Cole has also been a cornerstone for club and country, making 229 appearances for The Blues after a controversial move from rivals Arsenal. Tough-tackling, reliable and quick; he is one of the few English players to be accepted in the ‘world class’ bracket, winning every major domestic and European trophy at Stamford Bridge.
Are the men chosen to replace the legendary left-backs up to the task? We analysed the performances of Luke Shaw (United’s summer signing from Southampton) and Felipe Luis (Chelsea’s new man from Atletico Madrid) and compared them with the figures produced by Cole and Evra for the 2013/2014 season.
The role of the modern day full-back includes almost as many attacking responsibilities as defensive, and in this respect both Luis and Shaw fit the bill.
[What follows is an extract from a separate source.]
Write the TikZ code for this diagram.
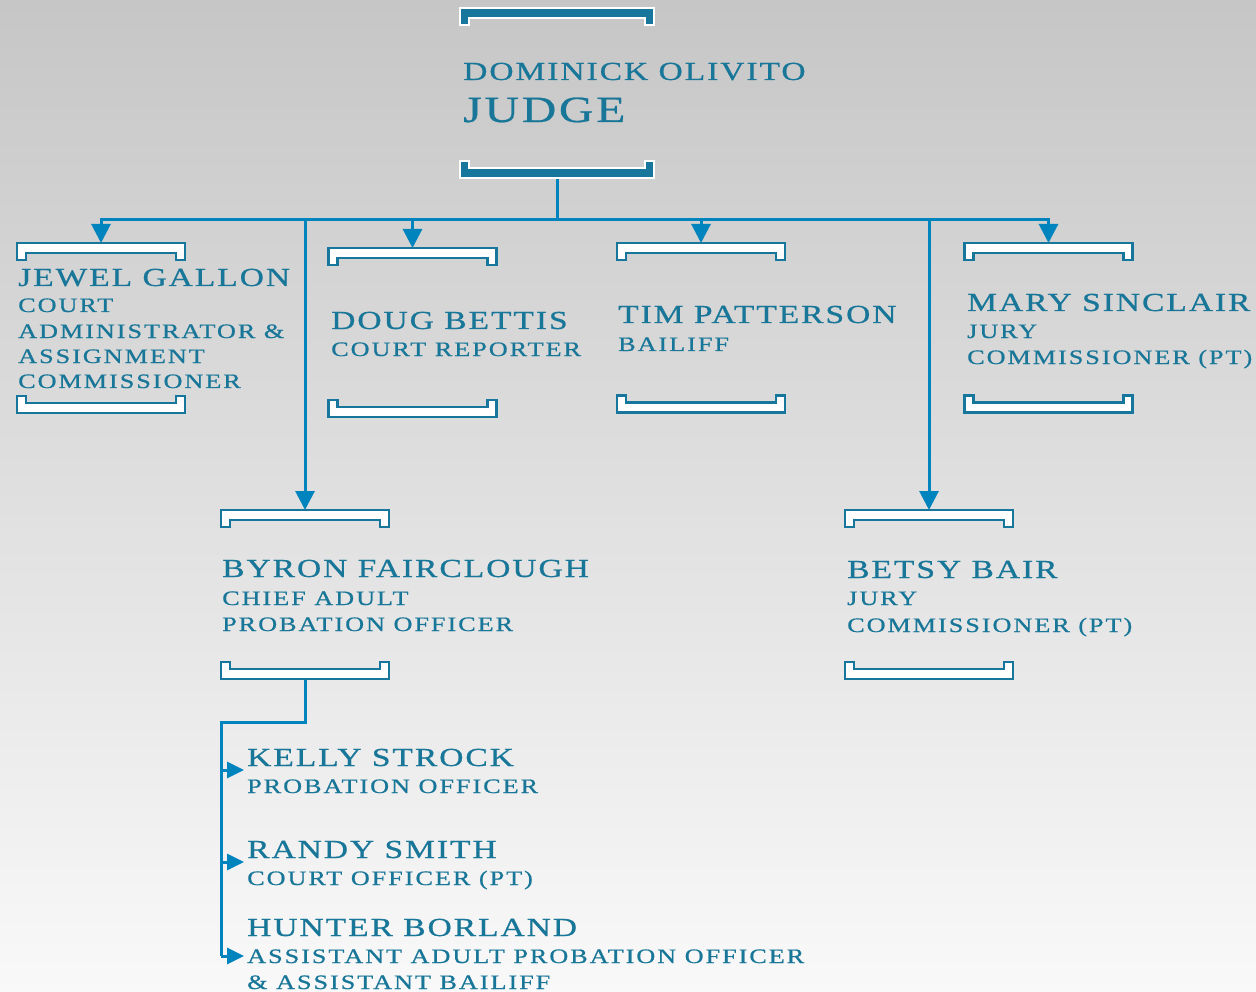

Evra (2.08 per game) and Cole (2.17) broke the opposition’s 1st defensive line markedly less than Shaw (3.88) and Luis (3.2) indicating the added penetration both teams might benefit from next season.
“Luke is the type of player who can play up the entire wing,” said Shaw’s manager at Southampton, Mauricio Pochettino. “He can attack and defend with equal ability.” It was a complement which could have easily been paid to Evra and Cole in their prime, but would the statement still apply to the veterans?
Looking at dribbles, again there is no contest. Shaw had 286 solo runs with the ball last season dwarfing the total of Evra (132), while Luis (137) also has the upper hand on Cole (51) in this respect. While Evra (4.83 per game) and Shaw (4.7) are both keen crossers, Cole (1.18) puts aerial balls into the box much less than his replacement Luis (3.8).
Build-up play is another area in which the new boys excel. Shaw’s 24.22% average of ‘good actions’ when building attacks bests the 14.98% of Evra, while Luis (24%) has a similar advantage over Cole (14.96%).
You might think the old guard would stack up better defensively than their offensively capable replacements – wrong. Some 22.7% of Shaw’s defensive actions with the opposition in control of the ball in a dangerous area were classed as ‘good’ compared to 18.4% of Evra’s. Meanwhile Luis’s 28% gets the better of Cole’s 16.2%.
There is no substitute for experience, but what Luis and Shaw lack in Premier League appearances, they certainly make up for in industry and effectiveness all over the pitch.